What Is Osteochondroma? - Definition, Symptoms & Treatment

Instructor: Virginia Rawls

Virginia has a master' degree in Education and a bachelors in Sports Medicine/athletic Training

Osteochondroma is a condition where a non-cancerous tumor grows from your bone tissue. These bone growths are typically found in pediatric patients. This lesson will discuss exactly what osteochondroma is, its symptoms, and treatment options available to patients who have this condition.

What is Osteochondroma?

Jason is a healthy 5-year-old boy who is getting ready to enter kindergarten. Before he goes to school he needs a physical. During his visit the pediatrician does an exam that includes checking to determine if all of his joints (knees, hips, ankles, elbows, shoulders) are moving properly. When the doctor puts his hand on Jason's right knee he feels a knot. He asks Jason if it hurts during the day, if he has fallen on it, or if it hurts when he touches it. Jason answers 'no' to all of these questions. The pediatrician recommends that Jason visit a children's hospital and get an x-ray. The x-ray shows that a small bone tumor is growing from Jason's femur. Jason is scheduled to have a surgical biopsy of the tumor at the children's hospital. When the results come back they show that the tumor is not cancerous. Jason is diagnosed with osteochondroma.

The word 'tumor' can be a very scary word to hear. Fortunately, not all tumors are cancerous.
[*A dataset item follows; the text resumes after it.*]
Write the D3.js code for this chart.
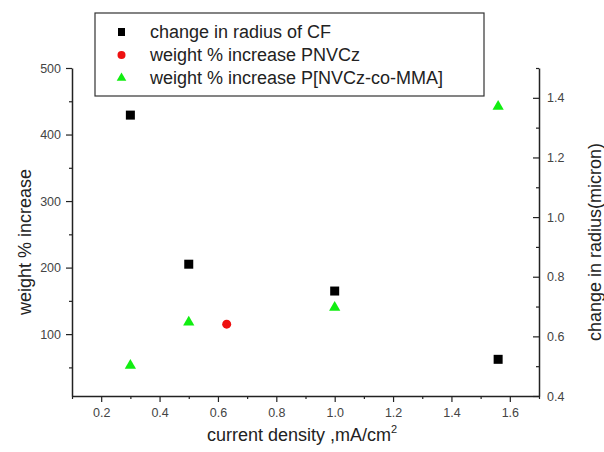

Osteochondroma is the most common type of non-cancerous bone tumors.

Osteochondroma means 'benign tumor of the bone'. You might also find journal articles and textbooks using the term extosis, which is the same thing. There are two categories of tumors that can be found in the human body. Malignant tumors are tumors that contain cancer cells, while benign tumors do not contain cancer cells.

Osteochondromas are mainly found around the growth plate of developing bones. When we are born, our bones are not really bones, they are cartilage. As we grow, our growth plates allows our bones to get longer. Since the osteochondroma is near the growth plate, it also get larger as the bone grows. When our bones begin to change from cartilage to actual bone tissue, these tumors also begin to change over to bone tissue.

Osteochondroma is usually identified and diagnosed in pediatric patients. The only way to truly diagnose these tumors is to have an x-ray, MRI, CT scan, or radioisotope bone scan done to visualize the tumor. Once a tumor is identified, then it will need to be biopsied to determine if it is cancerous or not.

Two different types of osteochondromas exist. With a solitary osteochondroma there is only one diagnosed tumor. In multiple osteochondroma two or more tumors are found in the same patient. These different types of osteochondromas can be seen in the images below:

Image showing a single bone tumor
bone tumor

Image showing multiple bone tumors
multiple bone tumors

Symptoms and Treatments

Fortunately, most osteochondromas do not cause any sort of problem for the patient. Many are caught by doctors during routine physicals, by the patient, or by a patient's caregiver. However, there are some exceptions; patients might experience pain, bone deformity, or difficulty moving a joint near where the tumor is located.